El problema es que hace días recibió una nueva sanción, ahora de la Delegación del Gobierno en la comunidad autónoma en la que vive, de 38.001 euros por el mismo hecho, cantidad que supone más o menos las ganancias totales de dos años trabajando día tras día, sin vacaciones ni domingos, pues a las vacas hay que ordeñarlas todos los días. José Ignacio se planteó venderlas todas y cerrar su explotación para poder hacer frente a esa cantidad, cuya desproporción se entiende por comparación con las que las autoridades imponen como sanción a empresas que contaminan el medio ambiente o a los ayuntamientos que no depuran sus vertidos residuales a los ríos, por poner un par de ejemplos, y no digamos ya a los defraudadores y a los ladrones de cuello blanco que protagonizan, éstos sí merecidamente, las portadas de los periódicos cada poco tiempo. “Y encima tenía que dar las gracias, pues me dijeron que la sanción podía haber llegado hasta los 380.000 euros”, se quejaba el ganadero.

Gracias a que su peripecia provocó la solidaridad de todos los de su gremio, primero, y la atención de la prensa, después, la rueda del Estado, que es implacable, por una vez se detuvo y la Delegación del Gobierno ha dado carpetazo a la sanción (con el argumento de que no se puede sancionar dos veces el mismo hecho, pero obligado realmente por la oposición social), evitando así un atropello más grave que el de la vaca del desdichado ganadero.

Pero que nadie se lleve a engaño.
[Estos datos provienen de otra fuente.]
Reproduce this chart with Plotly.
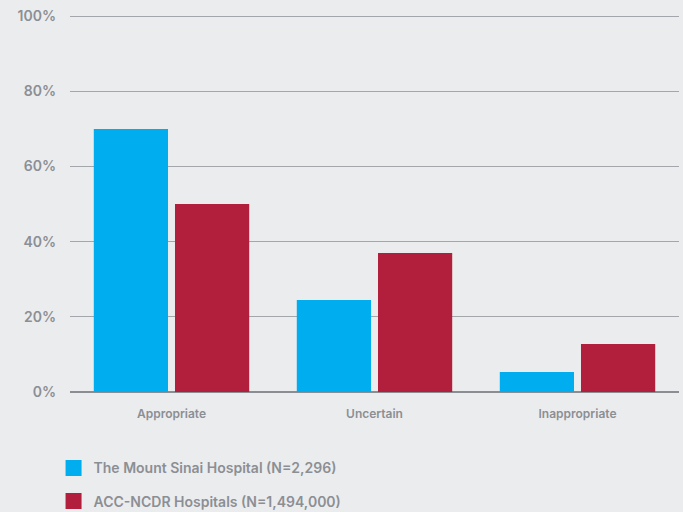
import plotly.graph_objects as go

# ─── Data ─────────────────────────────────────────────────────────────────────
categories = ["Appropriate", "Uncertain", "Inappropriate"]
sinai_pct = [70, 24.5, 5.3]
ncdr_pct = [50, 37, 12.8]
series_names = ["The Mount Sinai Hospital (N=2,296)", "ACC-NCDR Hospitals (N=1,494,000)"]
y_ticks = [0, 20, 40, 60, 80, 100]
y_tick_labels = ["0%", "20%", "40%", "60%", "80%", "100%"]

BLUE = "#00aeef"
RED = "#b21f3c"
BG = "#ebecee"
GREY_TEXT = "#8b8f94"
FONT = "Inter"

fig = go.Figure()
for vals, name, color, grp in [(sinai_pct, series_names[0], BLUE, "a"),
                               (ncdr_pct, series_names[1], RED, "b")]:
    fig.add_trace(go.Bar(
        x=categories, y=vals, name=name,
        marker=dict(color=color, line=dict(width=0)),
        showlegend=False, legendgroup=grp,
    ))
    # legend-only entry with a bigger square swatch
    fig.add_trace(go.Scatter(
        x=[None], y=[None], mode="markers", name=name,
        marker=dict(symbol="square", size=16, color=color),
        legendgroup=grp, showlegend=True,
    ))

fig.update_layout(
    width=683, height=512,
    paper_bgcolor=BG, plot_bgcolor=BG,
    margin=dict(l=70, r=4, t=15, b=120, autoexpand=False),
    barmode="group",
    bargap=0.2,
    bargroupgap=0.086,
    font=dict(family=FONT, color=GREY_TEXT),
    showlegend=True,
    legend=dict(
        orientation="v", x=-0.027, xref="paper", y=-0.16, yanchor="top",
        xanchor="left",
        traceorder="grouped", tracegroupgap=12,
        font=dict(size=14, color=GREY_TEXT, family=FONT, weight=600),
        bgcolor="rgba(0,0,0,0)", itemwidth=30,
    ),
    xaxis=dict(
        showgrid=False, showline=False, ticks="",
        tickfont=dict(size=12, color=GREY_TEXT, family=FONT, weight=600),
        ticklabelstandoff=13,
    ),
    yaxis=dict(
        range=[0, 100.3],
        tickvals=y_ticks, ticktext=y_tick_labels,
        showgrid=True, gridcolor="#a3a6aa", gridwidth=1,
        zeroline=True, zerolinecolor="#8a8d91", zerolinewidth=2,
        showline=False, ticks="",
        tickfont=dict(size=14, color=GREY_TEXT, family=FONT, weight=600),
        ticklabelstandoff=13,
    ),
)

fig.write_html("out.html", config={"displayModeBar": False},
               post_script="document.body.style.margin='0';")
Tras este vendrán otros atropellos, pues el de José Ignacio no es sino un ejemplo más de la desconsideración que la gente del campo recibe por parte de unos funcionarios que, en lugar de ayudarla a sobrevivir, no hacen más que ponerle trabas, y de las distribuidoras y empresas que comercializan sus productos, quedándose con el beneficio. De ahí que se manifiesten desde hace días ante la indiferencia casi general del resto. ¡Qué pena!